Over the past decade, a major power shift has been taking place as China has advanced in displacing Russia as the dominant power in Central Asia, according to Geoff Raby in his new book, Great Game On: The contest for Central Asia and Global Supremacy. And this power shift has only accelerated since Russia’s invasion of Ukraine as Russia has been depleted militarily and lost prestige and influence.

Raby is a well-known former Australian ambassador to China. His previous book, China’s Grand Strategy and Australia’s Future in the New Global Order, focused on another power shift, involving China’s rise, the emergence of a multipolar world order and the passing of America’s post-Cold War ‘unipolar moment’.

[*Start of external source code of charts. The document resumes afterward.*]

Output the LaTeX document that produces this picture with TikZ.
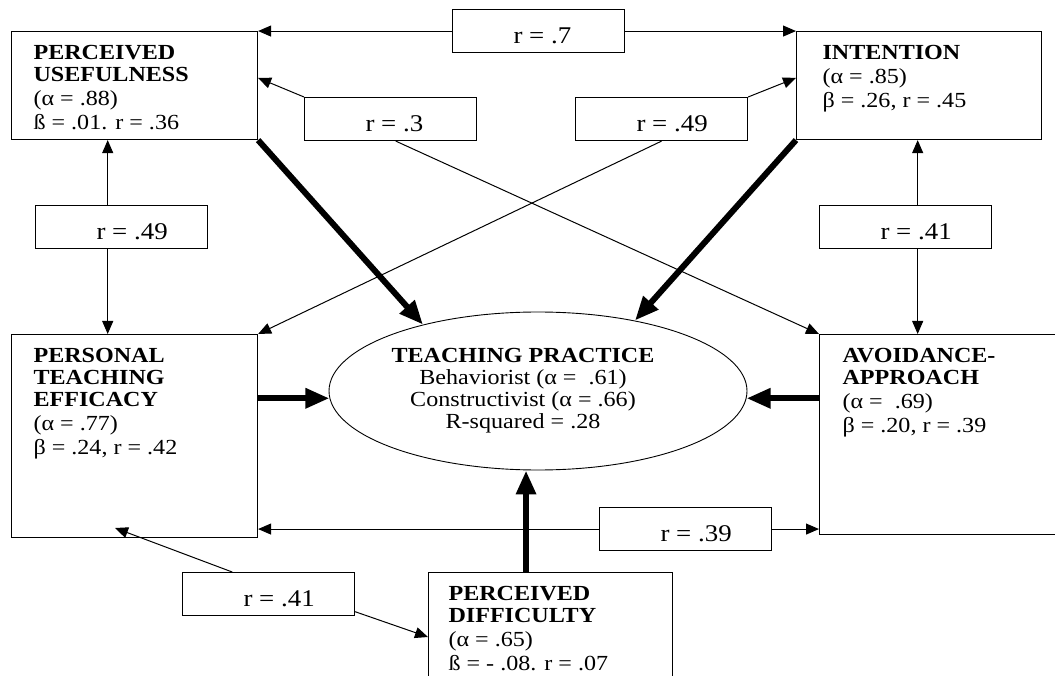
\documentclass[tikz,border=0pt]{standalone}
\usepackage{fontspec}
\setmainfont{Liberation Serif}[FakeStretch=1.12]
\usetikzlibrary{shapes.geometric, arrows.meta, positioning, calc}

\newcommand{\factortext}[3]{\parbox[c][#2][t]{#1}{\raggedright\rule{0pt}{28pt}#3}}
\newcommand{\rtext}[1]{\makebox[172pt][l]{\hspace*{61pt}#1}}

\begin{document}
\begin{tikzpicture}[x=1pt, y=-1pt,
  every node/.style={font={\fontsize{21.5}{22}\selectfont}},
  factor/.style={draw, rectangle, fill=white, anchor=north west, inner xsep=22pt, inner ysep=0pt, line width=1.1pt},
  rbox/.style={draw, rectangle, fill=white, anchor=north west, inner sep=0pt, minimum height=43pt, text height=25pt, text depth=0pt, line width=1.1pt, font={\fontsize{24}{26}\selectfont}},
  thinarrow/.style={-{Triangle[length=13pt,width=11pt]}, line width=1pt},
  thickarrow/.style={-{Triangle[length=24pt,width=19pt]}, line width=6pt}]
\clip (0,0) rectangle (1055,676);

\node (pu) [factor] at (11,31) {\factortext{202pt}{108pt}{\textbf{PERCEIVED}\\ \textbf{USEFULNESS}\\[2pt] (α = .88)\\[1.5pt] ß = .01. r = .36}};
\node (int) [factor, inner xsep=26pt] at (796,31) {\factortext{193pt}{108pt}{\textbf{INTENTION}\\[2pt] (α = .85)\\[1.5pt] β = .26, r = .45}};
\node (pte) [factor] at (11,334) {\factortext{202pt}{203pt}{\textbf{PERSONAL}\\ \textbf{TEACHING}\\ \textbf{EFFICACY}\\[2pt] (α = .77)\\[1.5pt] β = .24, r = .42}};
\node (aa) [factor, inner xsep=23pt] at (819,334) {\factortext{204pt}{200pt}{\textbf{AVOIDANCE-}\\ \textbf{APPROACH}\\[2pt] (α = \ .69)\\[1.5pt] β = .20, r = .39}};
\node (pd) [factor, inner xsep=20pt] at (428,572) {\factortext{204pt}{125pt}{\textbf{PERCEIVED}\\ \textbf{DIFFICULTY}\\[2pt] (α = .65)\\[1.5pt] ß = - .08. r = .07}};
\node (tp) [draw, ellipse, minimum width=418pt, minimum height=158pt, inner sep=0pt, line width=0.9pt] at (538,391) {\begin{tabular}{@{}c@{}}\textbf{TEACHING PRACTICE}\\ Behaviorist (α = \ .61)\\ Constructivist (α = .66)\\ R-squared = .28\end{tabular}\hspace*{30pt}};

\node (rPuInt) [rbox] at (452,9) {\rtext{r = .7}};
\node (rPuAa) [rbox] at (304,97) {\rtext{r = .3}};
\node (rIntPte) [rbox] at (575,97) {\rtext{r = .49}};
\node (rPuPte) [rbox] at (35,205) {\rtext{r = .49}};
\node (rIntAa) [rbox] at (819,205) {\rtext{r = .41}};
\node (rPteAa) [rbox] at (599,507) {\rtext{r = .39}};
\node (rPteDp) [rbox] at (182,572) {\rtext{r = .41}};

\draw[thinarrow] (rPuInt.west) -- (rPuInt.west -| pu.east);
\draw[thinarrow] (rPuInt.east) -- (rPuInt.east -| int.west);
\draw[thinarrow] (rPuAa.north west) -- ($(pu.north east)!0.43!(pu.south east)$);
\draw[thinarrow] ($(rPuAa.south west)!0.53!(rPuAa.south east)$) -- (aa.north west);
\draw[thinarrow] (rIntPte.north east) -- ($(int.north west)!0.43!(int.south west)$);
\draw[thinarrow] ($(rIntPte.south west)!0.5!(rIntPte.south east)$) -- (pte.north east);
\coordinate (puPteUp) at ($(rPuPte.north west)!0.42!(rPuPte.north east)$);
\coordinate (puPteDown) at ($(rPuPte.south west)!0.42!(rPuPte.south east)$);
\draw[thinarrow] (puPteUp) -- (puPteUp |- pu.south);
\draw[thinarrow] (puPteDown) -- (puPteDown |- pte.north);
\coordinate (intAaUp) at ($(rIntAa.north west)!0.57!(rIntAa.north east)$);
\coordinate (intAaDown) at ($(rIntAa.south west)!0.57!(rIntAa.south east)$);
\draw[thinarrow] (intAaUp) -- (intAaUp |- int.south);
\draw[thinarrow] (intAaDown) -- (intAaDown |- aa.north);
\draw[thinarrow] (rPteAa.west) -- (rPteAa.west -| pte.east);
\draw[thinarrow] (rPteAa.east) -- (rPteAa.east -| aa.west);
\coordinate (pteIn) at (115,528);
\draw[thinarrow] ($(rPteDp.north west)!0.29!(rPteDp.north east)$) -- (pteIn);
\draw[thinarrow] ($(rPteDp.north east)!0.9!(rPteDp.south east)$) -- ([yshift=-65pt]pd.north west);

\draw[thickarrow] (pu.south east) -- (tp.150);
\draw[thickarrow] (int.south west) -- (tp.36);
\draw[thickarrow] (tp.182 -| pte.east) -- (tp.182);
\draw[thickarrow] (tp.358 -| aa.west) -- (tp.358);
\coordinate (pdTop) at ($(pd.north west)!0.4!(pd.north east)$);
\draw[thickarrow] (pdTop) -- (pdTop |- tp.south);
\end{tikzpicture}
\end{document}
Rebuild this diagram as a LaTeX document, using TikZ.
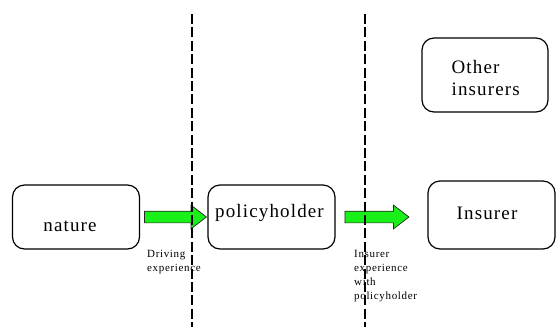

According to Raby, it used to be said that China and Russia had a division of labour among the five stans of Central Asia, namely Turkmenistan, Uzbekistan, Tajikistan, Kyrgyzstan and Kazakhstan. Russia provided military assistance and security, while China’s role was economic. But the rise in China’s power has brought it much closer to these countries.

It is significant that China’s Belt and Road Initiative was launched in Astana, Kazakhstan in 2013. The initiative has played an important role in elevating China’s power and influence in Central Asia. China has become the region’s biggest source of infrastructure construction and is the biggest creditor of the region. In 2023 Chinese President Xi Jinping hosted the inaugural China-Central Asia Summit in Xi’an, a historic Chinese city. The heads of state of the five stans attended, but Russia was not invited.

Raby sees in China’s emergence as the preeminent power in Central Asia an uncanny historical analogy with the US. By the end of the 19th century, the US had consolidated its territory and secured its borders, and by the early years of the 20th century had established hegemony over the Western hemisphere. It was then free to project power globally, which it did. China’s historic security concern has been its western, inland frontiers. By becoming the dominant power in Central Asia, it is similarly freer to project power globally.